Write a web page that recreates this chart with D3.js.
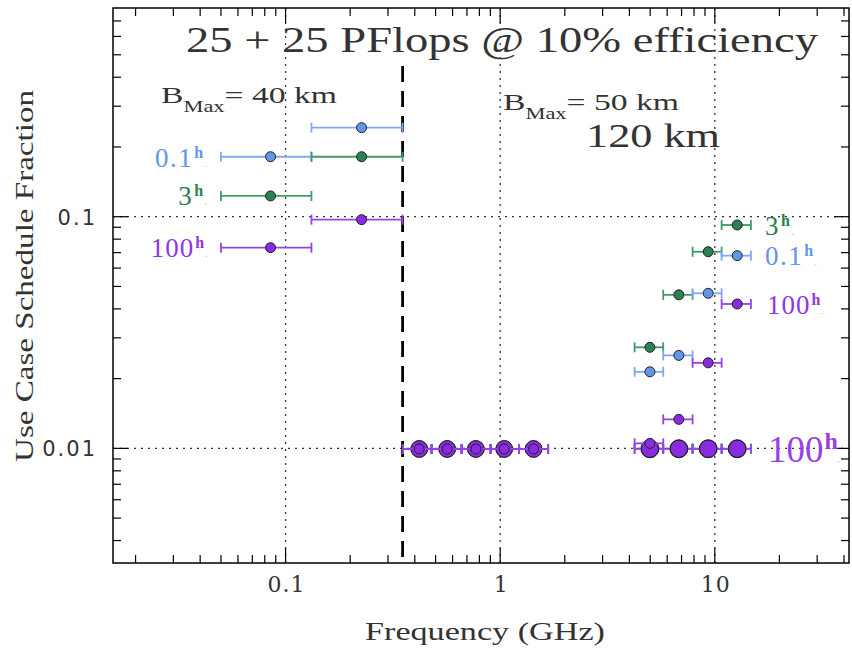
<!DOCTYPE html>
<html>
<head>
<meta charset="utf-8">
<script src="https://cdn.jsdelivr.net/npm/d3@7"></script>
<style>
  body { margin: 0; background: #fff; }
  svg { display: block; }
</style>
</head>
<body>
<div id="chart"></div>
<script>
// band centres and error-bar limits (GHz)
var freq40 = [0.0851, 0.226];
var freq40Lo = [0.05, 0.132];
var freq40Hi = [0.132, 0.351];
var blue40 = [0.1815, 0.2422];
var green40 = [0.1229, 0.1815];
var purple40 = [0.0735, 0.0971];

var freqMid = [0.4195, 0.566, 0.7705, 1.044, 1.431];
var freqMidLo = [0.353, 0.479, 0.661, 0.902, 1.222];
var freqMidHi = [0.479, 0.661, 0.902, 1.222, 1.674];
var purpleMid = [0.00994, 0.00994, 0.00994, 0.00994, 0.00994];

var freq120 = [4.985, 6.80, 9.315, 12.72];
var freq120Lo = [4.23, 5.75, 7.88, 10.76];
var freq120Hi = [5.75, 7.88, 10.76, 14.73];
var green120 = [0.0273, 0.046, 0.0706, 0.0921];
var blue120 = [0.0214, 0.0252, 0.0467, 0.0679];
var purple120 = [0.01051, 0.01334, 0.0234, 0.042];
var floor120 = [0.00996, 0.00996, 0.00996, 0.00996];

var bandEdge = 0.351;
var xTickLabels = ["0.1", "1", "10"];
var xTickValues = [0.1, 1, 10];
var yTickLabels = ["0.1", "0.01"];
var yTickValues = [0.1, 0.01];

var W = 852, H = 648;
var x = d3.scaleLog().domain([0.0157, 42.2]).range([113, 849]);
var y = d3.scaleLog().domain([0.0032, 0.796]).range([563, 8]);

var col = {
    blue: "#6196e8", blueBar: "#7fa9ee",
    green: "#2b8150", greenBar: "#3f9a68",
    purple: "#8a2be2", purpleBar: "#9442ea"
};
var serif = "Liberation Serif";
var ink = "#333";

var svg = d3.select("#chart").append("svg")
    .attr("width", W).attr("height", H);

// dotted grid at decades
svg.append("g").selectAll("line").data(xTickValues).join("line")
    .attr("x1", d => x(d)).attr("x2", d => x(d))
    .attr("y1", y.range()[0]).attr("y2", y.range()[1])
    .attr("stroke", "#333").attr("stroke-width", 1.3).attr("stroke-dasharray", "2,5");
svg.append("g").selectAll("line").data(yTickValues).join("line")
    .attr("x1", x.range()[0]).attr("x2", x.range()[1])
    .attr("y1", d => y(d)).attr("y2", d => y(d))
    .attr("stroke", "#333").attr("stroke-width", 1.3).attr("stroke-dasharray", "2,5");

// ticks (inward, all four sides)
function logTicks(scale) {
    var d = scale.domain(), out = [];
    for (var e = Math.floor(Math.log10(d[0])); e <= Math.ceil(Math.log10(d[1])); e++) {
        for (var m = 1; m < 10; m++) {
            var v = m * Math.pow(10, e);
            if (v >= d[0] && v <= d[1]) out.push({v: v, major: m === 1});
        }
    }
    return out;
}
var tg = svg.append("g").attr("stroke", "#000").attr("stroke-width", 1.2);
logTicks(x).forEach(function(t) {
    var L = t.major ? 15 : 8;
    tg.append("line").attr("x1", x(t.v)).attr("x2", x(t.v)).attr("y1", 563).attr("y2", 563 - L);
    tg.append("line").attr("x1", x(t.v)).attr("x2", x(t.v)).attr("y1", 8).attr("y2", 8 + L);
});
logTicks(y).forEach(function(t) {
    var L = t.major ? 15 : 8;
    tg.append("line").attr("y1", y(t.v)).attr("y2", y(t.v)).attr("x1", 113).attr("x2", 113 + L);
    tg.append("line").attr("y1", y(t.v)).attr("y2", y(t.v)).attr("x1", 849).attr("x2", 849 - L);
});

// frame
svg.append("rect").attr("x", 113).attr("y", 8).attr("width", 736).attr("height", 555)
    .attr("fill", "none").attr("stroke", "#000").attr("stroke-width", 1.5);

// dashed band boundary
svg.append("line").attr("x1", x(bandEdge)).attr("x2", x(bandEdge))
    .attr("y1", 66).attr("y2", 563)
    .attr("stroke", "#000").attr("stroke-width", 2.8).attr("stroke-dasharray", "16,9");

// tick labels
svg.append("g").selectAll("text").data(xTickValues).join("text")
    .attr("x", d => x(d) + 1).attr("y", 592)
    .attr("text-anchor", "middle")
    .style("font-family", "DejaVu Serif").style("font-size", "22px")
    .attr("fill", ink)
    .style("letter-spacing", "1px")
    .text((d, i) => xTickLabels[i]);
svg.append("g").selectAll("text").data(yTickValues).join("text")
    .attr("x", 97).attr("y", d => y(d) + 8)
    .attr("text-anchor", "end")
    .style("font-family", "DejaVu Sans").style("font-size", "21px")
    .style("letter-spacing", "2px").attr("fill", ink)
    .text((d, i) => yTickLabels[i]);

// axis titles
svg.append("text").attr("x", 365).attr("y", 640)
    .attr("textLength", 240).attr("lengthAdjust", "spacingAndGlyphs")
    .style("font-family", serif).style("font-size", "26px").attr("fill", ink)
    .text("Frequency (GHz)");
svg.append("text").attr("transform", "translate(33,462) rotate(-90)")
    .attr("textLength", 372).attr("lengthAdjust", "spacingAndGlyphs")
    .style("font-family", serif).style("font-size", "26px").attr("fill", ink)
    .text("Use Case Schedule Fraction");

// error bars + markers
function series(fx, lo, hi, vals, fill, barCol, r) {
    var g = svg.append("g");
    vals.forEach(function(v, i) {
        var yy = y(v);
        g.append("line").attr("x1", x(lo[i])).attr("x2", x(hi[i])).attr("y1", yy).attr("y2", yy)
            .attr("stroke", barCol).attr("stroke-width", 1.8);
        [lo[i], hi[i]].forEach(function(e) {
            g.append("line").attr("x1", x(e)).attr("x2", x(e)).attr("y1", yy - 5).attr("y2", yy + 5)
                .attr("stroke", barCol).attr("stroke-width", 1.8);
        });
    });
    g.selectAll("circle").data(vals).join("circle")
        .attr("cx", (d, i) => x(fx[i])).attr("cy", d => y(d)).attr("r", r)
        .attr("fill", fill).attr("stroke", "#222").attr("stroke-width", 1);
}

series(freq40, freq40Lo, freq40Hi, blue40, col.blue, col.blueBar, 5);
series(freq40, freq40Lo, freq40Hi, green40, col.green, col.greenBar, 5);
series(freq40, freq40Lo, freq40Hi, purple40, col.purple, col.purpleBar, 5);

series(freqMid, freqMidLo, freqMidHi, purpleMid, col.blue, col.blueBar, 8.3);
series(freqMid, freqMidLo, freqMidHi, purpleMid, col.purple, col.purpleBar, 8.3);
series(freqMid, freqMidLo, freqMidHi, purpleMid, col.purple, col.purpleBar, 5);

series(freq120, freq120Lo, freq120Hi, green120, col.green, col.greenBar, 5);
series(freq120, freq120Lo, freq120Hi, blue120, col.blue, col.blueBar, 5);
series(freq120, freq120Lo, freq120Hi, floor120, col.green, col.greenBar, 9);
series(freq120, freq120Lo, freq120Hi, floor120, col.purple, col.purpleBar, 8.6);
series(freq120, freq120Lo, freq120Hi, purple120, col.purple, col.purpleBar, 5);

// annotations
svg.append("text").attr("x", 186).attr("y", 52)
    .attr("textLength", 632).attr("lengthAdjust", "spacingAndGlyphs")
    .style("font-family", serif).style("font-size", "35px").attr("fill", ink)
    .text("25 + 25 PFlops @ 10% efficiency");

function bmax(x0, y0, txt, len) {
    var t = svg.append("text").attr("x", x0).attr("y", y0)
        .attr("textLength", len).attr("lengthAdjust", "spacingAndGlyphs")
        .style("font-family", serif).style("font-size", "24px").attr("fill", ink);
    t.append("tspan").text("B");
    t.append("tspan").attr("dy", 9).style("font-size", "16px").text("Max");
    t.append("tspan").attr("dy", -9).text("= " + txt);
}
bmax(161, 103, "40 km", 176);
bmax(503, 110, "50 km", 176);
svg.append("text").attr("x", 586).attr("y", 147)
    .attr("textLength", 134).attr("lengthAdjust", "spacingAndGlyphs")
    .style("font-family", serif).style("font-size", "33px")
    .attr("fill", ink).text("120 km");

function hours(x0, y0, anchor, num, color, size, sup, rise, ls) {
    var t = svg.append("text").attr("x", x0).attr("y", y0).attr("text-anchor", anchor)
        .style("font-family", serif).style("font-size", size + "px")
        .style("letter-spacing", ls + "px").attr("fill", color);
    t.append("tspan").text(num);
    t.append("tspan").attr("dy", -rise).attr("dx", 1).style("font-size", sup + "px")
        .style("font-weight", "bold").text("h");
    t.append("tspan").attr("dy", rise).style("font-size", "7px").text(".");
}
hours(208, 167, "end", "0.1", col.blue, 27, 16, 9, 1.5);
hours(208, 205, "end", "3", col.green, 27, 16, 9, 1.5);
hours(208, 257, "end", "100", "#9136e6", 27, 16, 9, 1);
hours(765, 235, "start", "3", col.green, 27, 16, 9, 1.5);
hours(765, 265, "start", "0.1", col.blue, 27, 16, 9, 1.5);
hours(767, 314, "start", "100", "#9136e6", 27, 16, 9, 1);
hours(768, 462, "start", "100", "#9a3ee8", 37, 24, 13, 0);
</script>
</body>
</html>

+ + + + + + +

Your goal:
Leave out any pictures, please, and quote only the lines from the top of the data through the line that contains "var yTickValues = [0.1, 0.01];".

Final result:
Write a web page that recreates this chart with D3.js.
<!DOCTYPE html>
<html>
<head>
<meta charset="utf-8">
<script src="https://cdn.jsdelivr.net/npm/d3@7"></script>
<style>
  body { margin: 0; background: #fff; }
  svg { display: block; }
</style>
</head>
<body>
<div id="chart"></div>
<script>
// band centres and error-bar limits (GHz)
var freq40 = [0.0851, 0.226];
var freq40Lo = [0.05, 0.132];
var freq40Hi = [0.132, 0.351];
var blue40 = [0.1815, 0.2422];
var green40 = [0.1229, 0.1815];
var purple40 = [0.0735, 0.0971];

var freqMid = [0.4195, 0.566, 0.7705, 1.044, 1.431];
var freqMidLo = [0.353, 0.479, 0.661, 0.902, 1.222];
var freqMidHi = [0.479, 0.661, 0.902, 1.222, 1.674];
var purpleMid = [0.00994, 0.00994, 0.00994, 0.00994, 0.00994];

var freq120 = [4.985, 6.80, 9.315, 12.72];
var freq120Lo = [4.23, 5.75, 7.88, 10.76];
var freq120Hi = [5.75, 7.88, 10.76, 14.73];
var green120 = [0.0273, 0.046, 0.0706, 0.0921];
var blue120 = [0.0214, 0.0252, 0.0467, 0.0679];
var purple120 = [0.01051, 0.01334, 0.0234, 0.042];
var floor120 = [0.00996, 0.00996, 0.00996, 0.00996];

var bandEdge = 0.351;
var xTickLabels = ["0.1", "1", "10"];
var xTickValues = [0.1, 1, 10];
var yTickLabels = ["0.1", "0.01"];
var yTickValues = [0.1, 0.01];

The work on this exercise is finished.